Forget those all-night cramming sessions because they’re actually working against your brain’s natural learning patterns. The spacing effect, discovered by German psychologist Hermann Ebbinghaus over a century ago, shows that we retain information better when we spread our learning sessions over time rather than cramming everything into one intense session.

When you review material at spaced intervals—say, today, then in three days, then a week later—you’re essentially strengthening the neural pathways each time you revisit the information.

Try this: Instead of studying a topic for four hours straight, break it into four one-hour sessions spread across different days. Research shows this can improve long-term retention by up to 200 percent.

 

Active Recall: 

Reading your notes over and over is one of the least effective ways to study. Active recall is the practice of testing yourself on material without looking at your notes. When you force your brain to retrieve information from memory, you’re not just checking what you know; you’re actually strengthening the memory itself.

This explains why flashcards have stood the test of time, but you don’t need fancy apps or physical cards. Simply close your textbook and try to explain a concept out loud, or write down everything you remember about a topic before checking your accuracy. The struggle to remember is actually the point—it’s your brain building stronger neural connections.

 

The Feynman Technique:

Named after Nobel Prize-winning physicist Richard Feynman, this technique is beautifully simple: if you can’t explain something in simple terms, you don’t really understand it. The Feynman Technique involves explaining concepts as if you’re teaching them to someone with no background knowledge.

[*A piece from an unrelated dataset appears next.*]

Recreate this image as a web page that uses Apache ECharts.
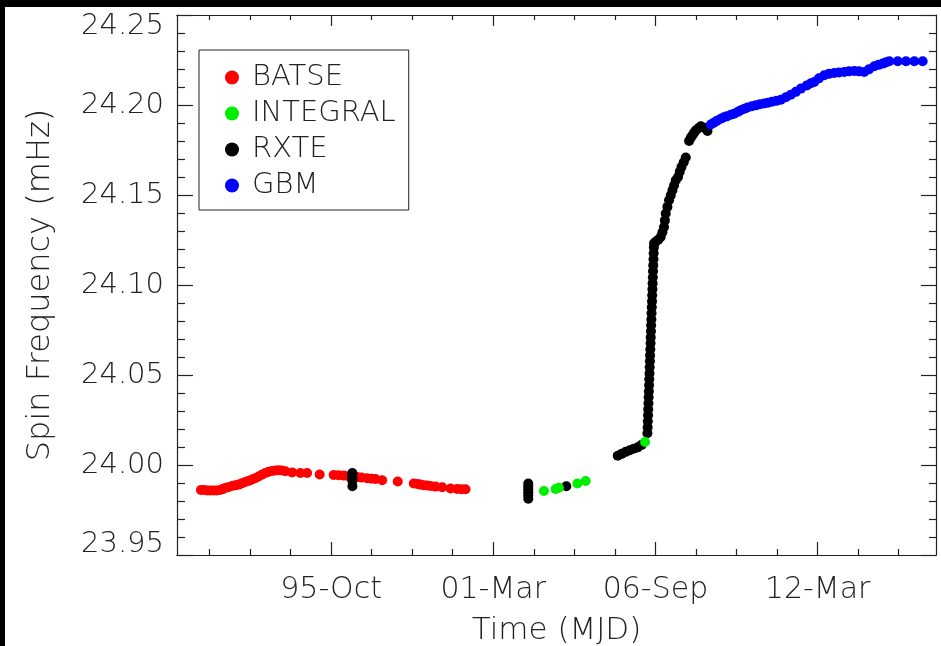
<!DOCTYPE html>
<html>
<head>
<meta charset="utf-8">
<script src="https://cdn.jsdelivr.net/npm/echarts@6/dist/echarts.min.js"></script>
<style>
html, body { margin: 0; padding: 0; background: #fff; }
#main { width: 941px; height: 646px; }
</style>
</head>
<body>
<div id="main"></div>
<script>
// 数据 (MJD, mHz)
var batseT = [48395,48436,48473,48510,48551,48590,48633,48664,48695,48732,48778,48818,48859,48899,48942,48985,49025,49065,49106,49146,49189,49230,49272,49312,49353,49393,49436,49519,49621,49704,49859,50032,50090,50156,50214,50321,50374,50444,50498,50547,50630,50822,51020,51065,51102,51140,51185,51226,51288,51370,51473,51556,51609,51658];
var batseF = [23.9861,23.9861,23.9859,23.9858,23.9858,23.9859,23.9861,23.9866,23.9872,23.9877,23.9883,23.9887,23.9891,23.9898,23.9906,23.9912,23.9919,23.9927,23.9936,23.9946,23.9956,23.9962,23.9967,23.9969,23.9971,23.9969,23.9965,23.9959,23.9956,23.9956,23.9947,23.9944,23.9943,23.9941,23.9938,23.9933,23.9930,23.9926,23.9924,23.9922,23.9915,23.9908,23.9897,23.9894,23.9891,23.9888,23.9886,23.9883,23.9880,23.9876,23.9869,23.9867,23.9865,23.9865];

var integralT = [52625,52769,52810,53037,53140,53872];
var integralF = [23.9856,23.9867,23.9874,23.9897,23.9911,24.0128];

var rxteT = [50263,50263,50263,50263,50263,50263,
  52432,52432,52432,52432,52432,52432,52901,
  53535,53584,53634,53683,53732,53782,53831,
  53901,53904,53906,53909,53911,53914,53916,53919,53922,53924,53927,53929,53932,53934,53937,53940,53942,53945,53947,53950,53952,53955,53958,53960,53963,53965,53968,53970,53973,53976,53978,53981,53983,
  54004,54035,54065,54086,54106,54117,54127,54148,54168,54189,54210,54230,54251,54279,54300,54321,54349,54374,54415,54436,54457,54477,54498,54529,54560,54597,54642];
var rxteF = [23.9956,23.9945,23.9933,23.9923,23.9911,23.9882,
  23.9897,23.9882,23.9865,23.9848,23.9832,23.9813,23.9882,
  24.0051,24.0062,24.0073,24.0082,24.0090,24.0098,24.0112,
  24.0176,24.0209,24.0243,24.0276,24.0309,24.0343,24.0376,24.0409,24.0443,24.0476,24.0509,24.0543,24.0576,24.0609,24.0643,24.0676,24.0709,24.0743,24.0776,24.0809,24.0843,24.0876,24.0909,24.0943,24.0976,24.1009,24.1043,24.1076,24.1109,24.1143,24.1176,24.1209,24.1232,
  24.1240,24.1251,24.1267,24.1293,24.1322,24.1359,24.1397,24.1434,24.1471,24.1498,24.1526,24.1554,24.1582,24.1600,24.1629,24.1656,24.1682,24.1708,24.1800,24.1818,24.1832,24.1846,24.1859,24.1871,24.1882,24.1874,24.1856];

var gbmT = [54683,54720,54757,54807,54844,54881,54930,54971,55017,55053,55097,55136,55189,55238,55288,55341,55387,55436,55491,55547,55609,55670,55732,55794,55868,55917,55958,56016,56082,56140,56205,56264,56329,56387,56452,56510,56575,56633,56699,56751,56803,56844,56884,56988,57090,57193,57296];
var gbmF = [24.1892,24.1901,24.1912,24.1924,24.1932,24.1937,24.1946,24.1952,24.1962,24.1971,24.1979,24.1986,24.1993,24.1998,24.2004,24.2008,24.2013,24.2018,24.2023,24.2029,24.2043,24.2057,24.2073,24.2091,24.2109,24.2121,24.2128,24.2148,24.2165,24.2173,24.2178,24.2181,24.2183,24.2187,24.2189,24.2187,24.2183,24.2198,24.2215,24.2223,24.2230,24.2237,24.2243,24.2243,24.2243,24.2243,24.2243];

var xMajor = [50000,52000,54000,56000];
var xLabels = ['95-Oct','01-Mar','06-Sep','12-Mar'];
var xMinor = [48500,49000,49500,50500,51000,51500,52500,53000,53500,54500,55000,55500,56500,57000];
var X_MIN = 48100, X_MAX = 57460;

function zip(t, f) {
    var out = [];
    for (var i = 0; i < t.length; i++) out.push([t[i], f[i]]);
    return out;
}

var FONT = 'DejaVu Sans';
var INK = '#222';
var lineSty = { color: INK, width: 1.2 };

function xAxisOf(pos, ticks, len, labels) {
    return {
        type: 'value', position: pos, min: X_MIN, max: X_MAX,
        axisLine: { show: true, onZero: false, lineStyle: lineSty },
        axisTick: { show: true, inside: true, length: len, customValues: ticks, lineStyle: lineSty },
        splitLine: { show: false },
        axisLabel: labels ? {
            show: true, customValues: xMajor, margin: 20,
            fontFamily: FONT, fontWeight: 200, fontSize: 30, color: INK,
            formatter: function (v) { return xLabels[xMajor.indexOf(v)] || ''; }
        } : { show: false }
    };
}

var myChart = echarts.init(document.getElementById('main'));

var option = {
    backgroundColor: '#fff',
    animation: false,
    graphic: [
        { type: 'rect', shape: { x: 0, y: 0, width: 941, height: 7 }, style: { fill: '#000' }, z: 100 },
        { type: 'rect', shape: { x: 0, y: 0, width: 5, height: 646 }, style: { fill: '#000' }, z: 100 }
    ],
    grid: { left: 177, right: 5, top: 15, bottom: 91, outerBoundsMode: 'none' },
    legend: {
        data: ['BATSE', 'INTEGRAL', 'RXTE', 'GBM'],
        orient: 'vertical', left: 199, top: 50,
        backgroundColor: '#fff', borderColor: INK, borderWidth: 1,
        padding: [13, 13, 10, 26],
        itemGap: 7, itemWidth: 30, itemHeight: 14, icon: 'circle',
        textStyle: { fontFamily: FONT, fontWeight: 200, fontSize: 29, lineHeight: 29, color: INK }
    },
    xAxis: [
        xAxisOf('bottom', xMinor, 6, false),
        (function () {
            var a = xAxisOf('bottom', xMajor, 13, true);
            a.name = 'Time (MJD)';
            a.nameLocation = 'middle';
            a.nameGap = 60;
            a.nameTextStyle = { fontFamily: FONT, fontWeight: 200, fontSize: 31, color: INK };
            return a;
        })(),
        xAxisOf('top', xMinor, 5, false),
        xAxisOf('top', xMajor, 11, false)
    ],
    yAxis: [
        {
            type: 'value', position: 'left', min: 23.95, max: 24.25, interval: 0.05,
            name: 'Spin Frequency (mHz)', nameLocation: 'middle', nameGap: 120,
            nameTextStyle: { fontFamily: FONT, fontWeight: 200, fontSize: 32, color: INK },
            axisLine: { show: true, onZero: false, lineStyle: lineSty },
            axisTick: { show: true, inside: true, length: 16, lineStyle: lineSty },
            minorTick: { show: true, splitNumber: 5, length: 8, lineStyle: lineSty },
            splitLine: { show: false },
            axisLabel: {
                margin: 13, fontFamily: FONT, fontWeight: 200, fontSize: 29, color: INK,
                formatter: function (v) {
                    var s = v.toFixed(2);
                    if (s === '24.25') return '{t|' + s + '}';
                    if (s === '23.95') return '{b|' + s + '}';
                    return s;
                },
                rich: {
                    t: { fontFamily: FONT, fontWeight: 200, fontSize: 29, color: INK, padding: [22, 0, 0, 0] },
                    b: { fontFamily: FONT, fontWeight: 200, fontSize: 29, color: INK, padding: [0, 0, 22, 0] }
                }
            }
        },
        {
            type: 'value', position: 'right', min: 23.95, max: 24.25, interval: 0.05,
            axisLine: { show: true, onZero: false, lineStyle: lineSty },
            axisTick: { show: true, inside: true, length: 15, lineStyle: lineSty },
            minorTick: { show: true, splitNumber: 5, length: 7, lineStyle: lineSty },
            splitLine: { show: false },
            axisLabel: { show: false }
        }
    ],
    series: [
        { name: 'BATSE', type: 'scatter', data: zip(batseT, batseF), symbolSize: 10, itemStyle: { color: '#ff0000', opacity: 1 } },
        { name: 'RXTE', type: 'scatter', data: zip(rxteT, rxteF), symbolSize: 10, itemStyle: { color: '#000000', opacity: 1 } },
        { name: 'INTEGRAL', type: 'scatter', data: zip(integralT, integralF), symbolSize: 10, itemStyle: { color: '#00ee00', opacity: 1 } },
        { name: 'GBM', type: 'scatter', data: zip(gbmT, gbmF), symbolSize: 10, itemStyle: { color: '#0000ff', opacity: 1 } }
    ]
};

myChart.setOption(option);
</script>
</body>
</html>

This approach forces you to identify gaps in your understanding and makes you organize information in a logical, memorable way. Plus, when you can explain something simply, you know you’ve truly grasped it rather than just memorized it.

Interleaving: 

Your instinct might tell you to study one topic until you’ve mastered it, then move on to the next. But research suggests that interleaving, which is mixing different topics or types of problems within a single study session actually improves learning and retention.

This technique works because it forces your brain to continuously retrieve and apply different strategies, making your knowledge more flexible and robust. It’s like cross-training for your brain. Athletes don’t just practice one skill repeatedly; they mix different drills to improve overall performance.

The Testing Effect: 

Pop quiz: What’s better for learning? Re-reading your notes or taking practice tests? If you guessed testing, you’re catching on to how counterintuitive effective learning can be. The testing effect shows that the act of retrieving information from memory during a test strengthens that memory far more than passive review.

This doesn’t mean you need formal exams. Self-testing through practice problems, quiz apps, or even making up your own questions works just as well. The key is making your brain work to recall information rather than simply recognizing it when you see it again.

Elaborative Interrogation: 

This fancy term describes a simple but powerful technique: asking yourself “why” and “how” questions about the material you’re studying. Instead of just accepting facts, dig deeper into the reasoning behind them. Why does this process work this way? How does this concept connect to what I already know?

This approach helps you build rich, interconnected networks of knowledge rather than isolated facts floating around in your head. When information is connected to other knowledge and reasoning, it becomes much more memorable and useful.